= Ngwato tribe =

Tswana chieftaincy of Botswana

The Bamangwato (more correctly BagammaNgwato, and also referred to as the BaNgwato or Ngwato) is one of the eight "principal" Tswana chieftaincies of Botswana. The modern Bamangwato formed in the Central Serowe, Palapye & Mahalapye District, with its main town and capital (after 1902) at Serowe. The paramount chief, a hereditary position, occupies one of the fifteen places in Ntlo ya Dikgosi, the national House of Chiefs.

== Origins ==
The core population of the Bamangwato are an 18th-century offshoot of the Bakwena people, but members in the Bamangwato kingdom came from many sources, as was the case with all of the major 19th-century African kingdoms.

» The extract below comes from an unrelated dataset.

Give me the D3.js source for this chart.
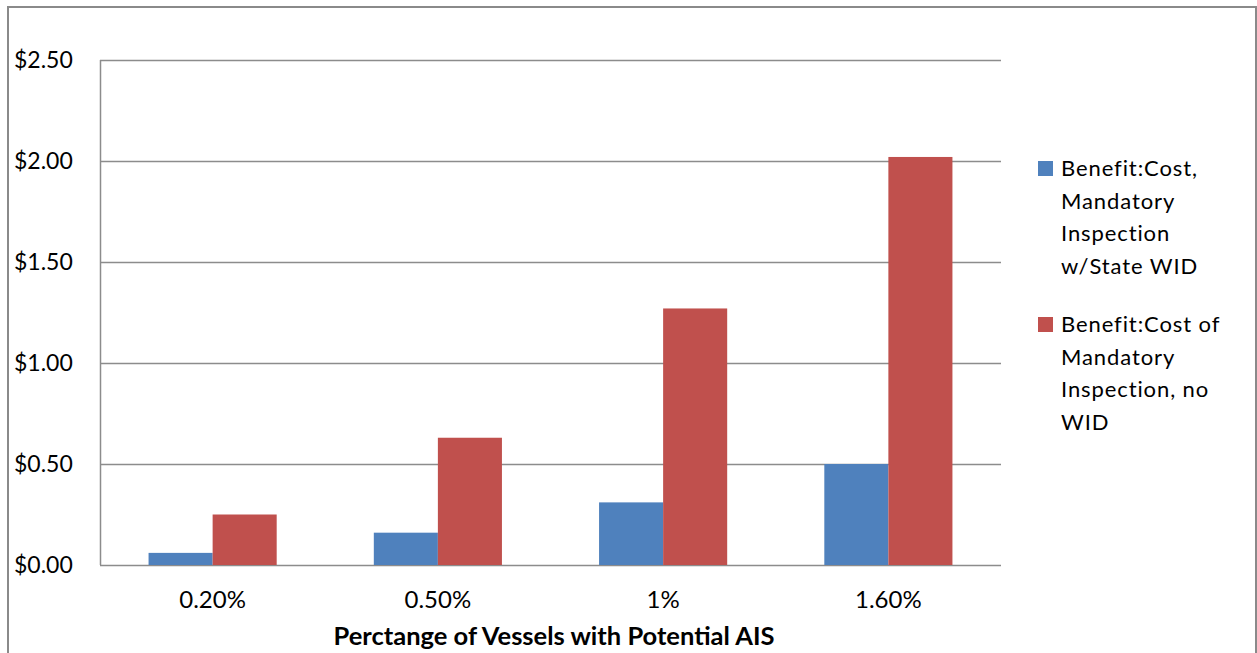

Sir Seretse Khama's paternal forebears, the chiefs of the Bamangwato, had built several prior capitals including Shoshong and Phalatswe, also known as Old Palapye. (Before the advent of colonial administration and fixed infrastructure, it was common for a tribal town to move when the local environment degraded.) Khama and the Protectorate administration created the modern borders of the Central District in Botswana.

== Language ==
The Sengwato language caused excitement in linguistic circles in 1998 when scholars realized that it contained a unique f-s sound.

== Chieftainship ==
Seretse Khama, Botswana's first president, was the Kgosi (king/chief) of the Bamangwato. His son, Ian Khama, was Botswana's fourth President and the tribe's de facto paramount chief.